The Court viewed the issue presented as one of statutory interpretation and one of preclusion, not one of pre-emption. Pre-emption relates to the state law-Federal law interaction; here, the interaction is between two Federal statutes, and thus the appropriate inquiry is whether one precludes a cause of action or claim under the other. Interpreting the FDCA the Court concluded that the Act, by its terms, does not preclude Lanham Act suits, thus making it clear that lawsuits of the type  brought by POM were not statutorily “off limits”. Indeed, the court recognized that over the course of the 70-year co-existence of these two Federal statutes Congress has not seen fit to amend the FDCA to prohibit the application of the Lanham Act to situations governed by the FDCA. This is true notwithstanding the fact that  Congress has made amendments to the FDCA over the years. The Court felt that this was telling evidence that there was no intention on Congress’s part to prohibit the type of Lanham Act claim asserted by POM here.

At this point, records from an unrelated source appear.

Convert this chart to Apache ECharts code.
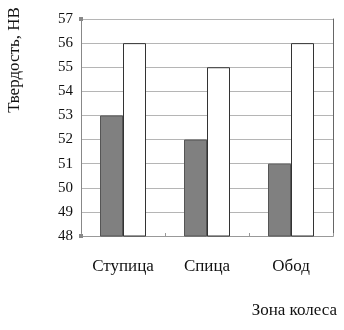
<!DOCTYPE html>
<html><head><meta charset="utf-8">
<script src="https://cdn.jsdelivr.net/npm/echarts@6/dist/echarts.min.js"></script>
<style>html,body{margin:0;padding:0;background:#fff}#c{width:344px;height:330px}</style>
</head><body><div id="c"></div>
<script>
const categories = ['Ступица', 'Спица', 'Обод'];
const seriesGray = [53, 52, 51];
const seriesWhite = [56, 55, 56];
const yMin = 48, yMax = 57, yStep = 1;
const yAxisName = 'Твердость, НВ';
const xAxisName = 'Зона колеса';
const font = 'Liberation Serif, Times New Roman, serif';

const chart = echarts.init(document.getElementById('c'), null, {renderer: 'canvas'});
chart.setOption({
  animation: false,
  backgroundColor: '#fff',
  grid: {left: 81, right: 11, top: 19, bottom: 94},
  xAxis: {
    type: 'category', data: categories,
    axisLine: {lineStyle: {color: '#999', width: 1}},
    axisTick: {show: true, inside: true, length: 3, lineStyle: {color: '#999'}},
    axisLabel: {color: '#111', fontFamily: font, fontSize: 17, margin: 22}
  },
  yAxis: [{
    type: 'value', min: yMin, max: yMax, interval: yStep,
    axisLine: {show: true, lineStyle: {color: '#888'}, symbol: ['rect', 'rect'], symbolSize: [4, 4]},
    axisTick: {show: false},
    axisLabel: {color: '#111', fontFamily: font, fontSize: 15, margin: 8},
    splitLine: {lineStyle: {color: '#b5b5b5', width: 1}}
  }, {
    type: 'value', min: yMin, max: yMax, interval: yStep, position: 'right',
    axisLine: {show: true, lineStyle: {color: '#666'}},
    axisTick: {show: false}, axisLabel: {show: false}, splitLine: {show: false}
  }],
  graphic: [{
    type: 'text', x: 15, y: 60, rotation: Math.PI / 2,
    style: {text: yAxisName, fill: '#111', font: '17px ' + font, textAlign: 'center', textVerticalAlign: 'middle'}
  }, {
    type: 'text', right: 7, top: 302,
    style: {text: xAxisName, fill: '#111', font: '17px ' + font}
  }],
  series: [{
    type: 'bar', data: seriesGray, barWidth: 23, barGap: '0%',
    itemStyle: {color: '#808080', borderColor: '#555', borderWidth: 1}
  }, {
    type: 'bar', data: seriesWhite, barWidth: 23,
    itemStyle: {color: '#fff', borderColor: '#333', borderWidth: 1}
  }]
});
</script></body></html>
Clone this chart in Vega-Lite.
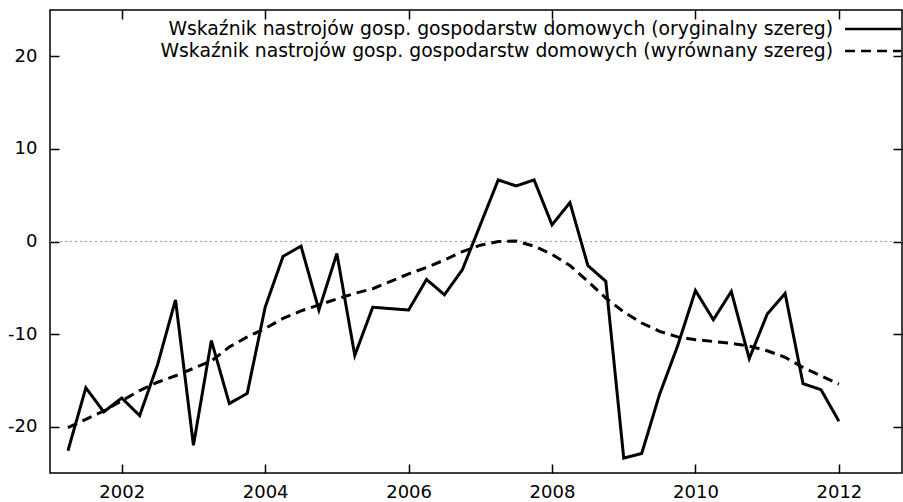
{
  "$schema": "https://vega.github.io/schema/vega-lite/v6.json",
  "width": 852,
  "height": 463,
  "autosize": {"type": "none"},
  "padding": {"left": 50, "top": 10, "right": 1, "bottom": 29},
  "background": "white",
  "config": {
    "view": {"stroke": "black", "strokeWidth": 1.5},
    "axis": {
      "domain": false,
      "grid": false,
      "tickColor": "black",
      "tickWidth": 1.5,
      "tickSize": -9,
      "labelFont": "DejaVu Sans",
      "labelFontSize": 18,
      "labelColor": "black",
      "title": null
    },
    "legend": {
      "labelFont": "DejaVu Sans",
      "labelFontSize": 18.8,
      "labelColor": "black",
      "labelLimit": 2000
    }
  },
  "data": {
    "values": [
      {"t": 2001.25, "v": -22.6, "s": "orig"},
      {"t": 2001.5, "v": -15.8, "s": "orig"},
      {"t": 2001.75, "v": -18.4, "s": "orig"},
      {"t": 2002.0, "v": -16.9, "s": "orig"},
      {"t": 2002.25, "v": -18.8, "s": "orig"},
      {"t": 2002.5, "v": -13.3, "s": "orig"},
      {"t": 2002.75, "v": -6.3, "s": "orig"},
      {"t": 2003.0, "v": -22.0, "s": "orig"},
      {"t": 2003.25, "v": -10.7, "s": "orig"},
      {"t": 2003.5, "v": -17.5, "s": "orig"},
      {"t": 2003.75, "v": -16.4, "s": "orig"},
      {"t": 2004.0, "v": -7.1, "s": "orig"},
      {"t": 2004.25, "v": -1.6, "s": "orig"},
      {"t": 2004.5, "v": -0.5, "s": "orig"},
      {"t": 2004.75, "v": -7.4, "s": "orig"},
      {"t": 2005.0, "v": -1.3, "s": "orig"},
      {"t": 2005.25, "v": -12.3, "s": "orig"},
      {"t": 2005.5, "v": -7.1, "s": "orig"},
      {"t": 2005.75, "v": -7.25, "s": "orig"},
      {"t": 2006.0, "v": -7.4, "s": "orig"},
      {"t": 2006.25, "v": -4.1, "s": "orig"},
      {"t": 2006.5, "v": -5.75, "s": "orig"},
      {"t": 2006.75, "v": -3.05, "s": "orig"},
      {"t": 2007.0, "v": 1.8, "s": "orig"},
      {"t": 2007.25, "v": 6.65, "s": "orig"},
      {"t": 2007.5, "v": 6.0, "s": "orig"},
      {"t": 2007.75, "v": 6.65, "s": "orig"},
      {"t": 2008.0, "v": 1.8, "s": "orig"},
      {"t": 2008.25, "v": 4.2, "s": "orig"},
      {"t": 2008.5, "v": -2.6, "s": "orig"},
      {"t": 2008.75, "v": -4.3, "s": "orig"},
      {"t": 2009.0, "v": -23.4, "s": "orig"},
      {"t": 2009.25, "v": -22.9, "s": "orig"},
      {"t": 2009.5, "v": -16.5, "s": "orig"},
      {"t": 2009.75, "v": -11.3, "s": "orig"},
      {"t": 2010.0, "v": -5.3, "s": "orig"},
      {"t": 2010.25, "v": -8.45, "s": "orig"},
      {"t": 2010.5, "v": -5.4, "s": "orig"},
      {"t": 2010.75, "v": -12.65, "s": "orig"},
      {"t": 2011.0, "v": -7.85, "s": "orig"},
      {"t": 2011.25, "v": -5.6, "s": "orig"},
      {"t": 2011.5, "v": -15.35, "s": "orig"},
      {"t": 2011.75, "v": -16.0, "s": "orig"},
      {"t": 2012.0, "v": -19.4, "s": "orig"},
      {"t": 2001.25, "v": -20.1, "s": "smooth"},
      {"t": 2001.5, "v": -19.2, "s": "smooth"},
      {"t": 2001.75, "v": -18.3, "s": "smooth"},
      {"t": 2002.0, "v": -17.2, "s": "smooth"},
      {"t": 2002.25, "v": -16.1, "s": "smooth"},
      {"t": 2002.5, "v": -15.2, "s": "smooth"},
      {"t": 2002.75, "v": -14.5, "s": "smooth"},
      {"t": 2003.0, "v": -13.7, "s": "smooth"},
      {"t": 2003.25, "v": -12.9, "s": "smooth"},
      {"t": 2003.5, "v": -11.4, "s": "smooth"},
      {"t": 2003.75, "v": -10.3, "s": "smooth"},
      {"t": 2004.0, "v": -9.4, "s": "smooth"},
      {"t": 2004.25, "v": -8.3, "s": "smooth"},
      {"t": 2004.5, "v": -7.5, "s": "smooth"},
      {"t": 2004.75, "v": -6.85, "s": "smooth"},
      {"t": 2005.0, "v": -6.2, "s": "smooth"},
      {"t": 2005.25, "v": -5.6, "s": "smooth"},
      {"t": 2005.5, "v": -5.1, "s": "smooth"},
      {"t": 2005.75, "v": -4.3, "s": "smooth"},
      {"t": 2006.0, "v": -3.5, "s": "smooth"},
      {"t": 2006.25, "v": -2.8, "s": "smooth"},
      {"t": 2006.5, "v": -2.0, "s": "smooth"},
      {"t": 2006.75, "v": -1.1, "s": "smooth"},
      {"t": 2007.0, "v": -0.4, "s": "smooth"},
      {"t": 2007.25, "v": 0.0, "s": "smooth"},
      {"t": 2007.5, "v": 0.05, "s": "smooth"},
      {"t": 2007.75, "v": -0.5, "s": "smooth"},
      {"t": 2008.0, "v": -1.4, "s": "smooth"},
      {"t": 2008.25, "v": -2.6, "s": "smooth"},
      {"t": 2008.5, "v": -4.3, "s": "smooth"},
      {"t": 2008.75, "v": -6.1, "s": "smooth"},
      {"t": 2009.0, "v": -7.6, "s": "smooth"},
      {"t": 2009.25, "v": -8.8, "s": "smooth"},
      {"t": 2009.5, "v": -9.7, "s": "smooth"},
      {"t": 2009.75, "v": -10.3, "s": "smooth"},
      {"t": 2010.0, "v": -10.6, "s": "smooth"},
      {"t": 2010.25, "v": -10.8, "s": "smooth"},
      {"t": 2010.5, "v": -11.0, "s": "smooth"},
      {"t": 2010.75, "v": -11.3, "s": "smooth"},
      {"t": 2011.0, "v": -11.8, "s": "smooth"},
      {"t": 2011.25, "v": -12.5, "s": "smooth"},
      {"t": 2011.5, "v": -13.6, "s": "smooth"},
      {"t": 2011.75, "v": -14.5, "s": "smooth"},
      {"t": 2012.0, "v": -15.4, "s": "smooth"}
    ]
  },
  "resolve": {"axis": {"x": "independent", "y": "independent"}},
  "layer": [
    {
      "mark": {"type": "rule", "color": "#9a9a9a", "strokeWidth": 1, "strokeDash": [1.5, 3.5]},
      "encoding": {
        "y": {"datum": 0, "type": "quantitative", "scale": {"domain": [-25, 25], "nice": false, "zero": false}, "axis": null}
      }
    },
    {
      "mark": {"type": "line", "color": "black", "strokeWidth": 3, "strokeJoin": "miter"},
      "encoding": {
        "x": {"field": "t", "type": "quantitative", "scale": {"domain": [2001, 2012.88], "nice": false, "zero": false},
              "axis": {"orient": "bottom", "values": [2002, 2004, 2006, 2008, 2010, 2012], "format": "d", "labelPadding": 19}},
        "y": {"field": "v", "type": "quantitative", "scale": {"domain": [-25, 25], "nice": false, "zero": false},
              "axis": {"orient": "left", "values": [-20, -10, 0, 10, 20], "labelPadding": 22, "labelExpr": "'' + datum.value"}},
        "detail": {"field": "s"},
        "strokeDash": {
          "field": "s", "type": "nominal",
          "scale": {"domain": ["orig", "smooth"], "range": [[1, 0], [10, 6]]},
          "legend": {
            "title": null,
            "orient": "none",
            "legendX": 811.5,
            "legendY": 7.5,
            "symbolType": "M-2.8,0H2.8",
            "symbolSize": 400,
            "symbolStrokeWidth": 2.6,
            "symbolStrokeColor": "black",
            "labelAlign": "right",
            "labelOffset": -51.5,
            "rowPadding": -1.5,
            "labelExpr": "datum.value == 'orig' ? 'Wskaźnik nastrojów gosp. gospodarstw domowych (oryginalny szereg)' : 'Wskaźnik nastrojów gosp. gospodarstw domowych (wyrównany szereg)'"
          }
        }
      }
    },
    {
      "mark": {"type": "line", "strokeOpacity": 0},
      "encoding": {
        "x": {"field": "t", "type": "quantitative", "scale": {"domain": [2001, 2012.88], "nice": false, "zero": false},
              "axis": {"orient": "top", "values": [2002, 2004, 2006, 2008, 2010, 2012], "labels": false}},
        "y": {"field": "v", "type": "quantitative", "scale": {"domain": [-25, 25], "nice": false, "zero": false},
              "axis": {"orient": "right", "values": [-20, -10, 0, 10, 20], "labels": false}},
        "detail": {"field": "s"}
      }
    }
  ]
}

The FDCA and the Lanham Act “impose different requirements and protections”, and they complement each other. The statutes must work together to ensure that products – in this case juices – are not only clearly named but that those names and the labels associated with them are not portrayed in a manner that gives rise to a misrepresentation as to the nature, characteristics or qualities of the product.

The question of whether an ad, label or claim violates Lanham Act §43(a) inherently begs for a more in-depth analysis than merely whether it complies with certain listed rules. Section 43(a) looks to gauge the impact the statements made in the  ad, label or claim – whether express or implied – on the business of others and on consumers in general. Permitting Lanham Act challenges to labelling that technically complies with the FDCA is the only logical way to ensure that the Lanham Act remains viable in these situations.

The fact that a label technically complies with FDCA requirements may be a relevant factor in evaluating whether a particular label is misleading, but it should not be the determining factor. Moving forward, it will be important for businesses to know that they cannot rely only on regulatory approval when it comes to the manner in which they name and portray their products. The POM Wonderful decision serves as a reminder that compliance with §43(a) is not excused merely because a particular name or consumer-facing graphic or statement may comply with another regulatory requirement.